Photo credits to Nshepard via Flickr Creative Commons.
Originally published on MomsRising.
There’s a nagging suspicion inside you that something is wrong.
And on TV, you see a man a lot like him.
It’s no secret that this presidential election season has been incredibly difficult, the violence, hatred, and accusations impossible to escape, but if you’re one of the women currently married to, living with, or under the control of an abuser, or if this describes your history, it’s even harder. It’s hard to sit through the news, and it’s hard to think about your country’s future when you’re struggling to stay safe through your own day-to-day.
I write this to you.
I am one of the women who survived this kind of treatment, and I want you to know that you’re not alone. Not alone in the head pounding, heart racing panic you may have felt watching or listening to the presidential debates, your lungs tightening, throat constricting. You’re not alone in feeling flashbacks. You’re not alone in fighting tears.
And you’re not alone in what we can do about it.
Women who have been shoved; women whose keys have been taken from them and whose friends and family have been denied to them; women whose use of the phone is restricted; women who have been forbidden to work or forced to quit jobs; women who have been called crazy, stupid, worthless, bitch; women who have been locked in the car so he can continue yelling at you as he drives miles past your place; women who have locked themselves in the bedroom so that he can pound on the door instead of on their bodies; women who are reading this quickly before he comes back; women who are afraid:
You are safe in the voting booth.
When you vote, no man can come with you. No man can stand beside you except your minor children if you chose or have to bring them with you. No man will be looking over your shoulder. No man will know what box you check, or oval you shade, or button you press. No man can discredit you. No man can disbelieve you.

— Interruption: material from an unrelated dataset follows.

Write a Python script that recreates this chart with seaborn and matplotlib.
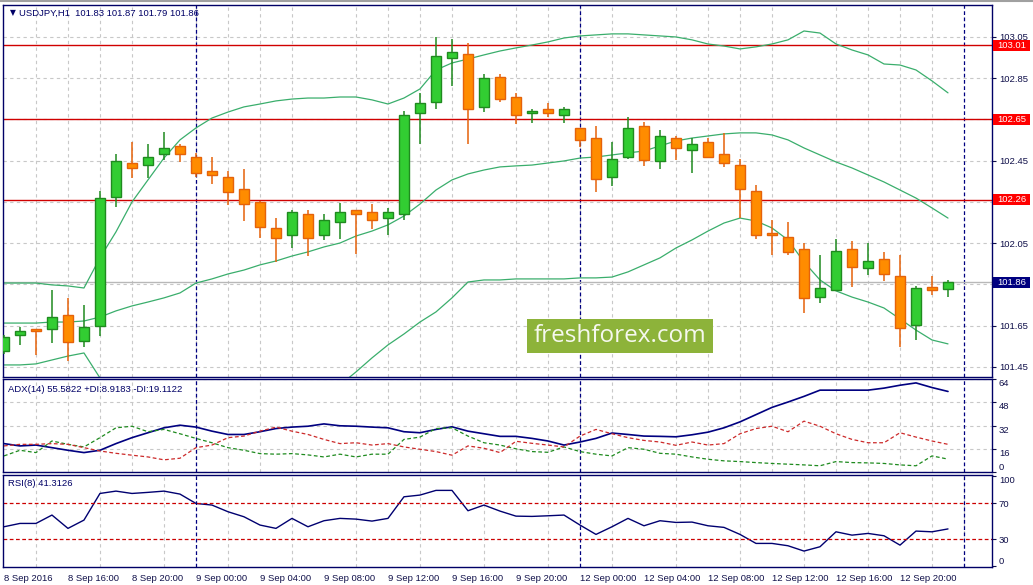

To vote is to stand up for yourself and others. To vote is to exercise a right and protection that you have under law. To vote is to take control.
Advocates and experts say, in situations of violence, it’s okay to lie to keep yourself safe, to lie about things like your whereabouts. This includes how you vote. Your husband or boyfriend or whoever is hurting you doesn’t have the right to know who you really chose. Nobody does. No person can deny you your right to vote—and no person can tell you how to vote. No one will actually know.
This is your choice, this time. This moment: you are alone. He won’t be with you. He can’t legally be there.
Maybe you remember what it’s like to be shouted down, shut down, or knocked down. Maybe you’re there now. Maybe it’s your nightmare or maybe it’s your reality. But your vote is safe—and you can vote differently than him. Differently than your husband or boyfriend, girlfriend or wife; differently than your brother or father, mother or sister; differently than your church or religion; differently than your teachers; differently than your town; differently than your history, differently than anyone tells you to or insists you must vote.
People say a lot of things that you must do, including that you must leave an abuser right away. The reasons why women can’t always just leave abusive situations are complex, personal, and extremely hard. The only thing you must do, whenever possible, however possible, however you can, is to keep yourself safe.
In this presidential election, which has been called triggering, traumatic, and abusive, it often feels like there are no safe spaces. But there is one. Cast a vote in it.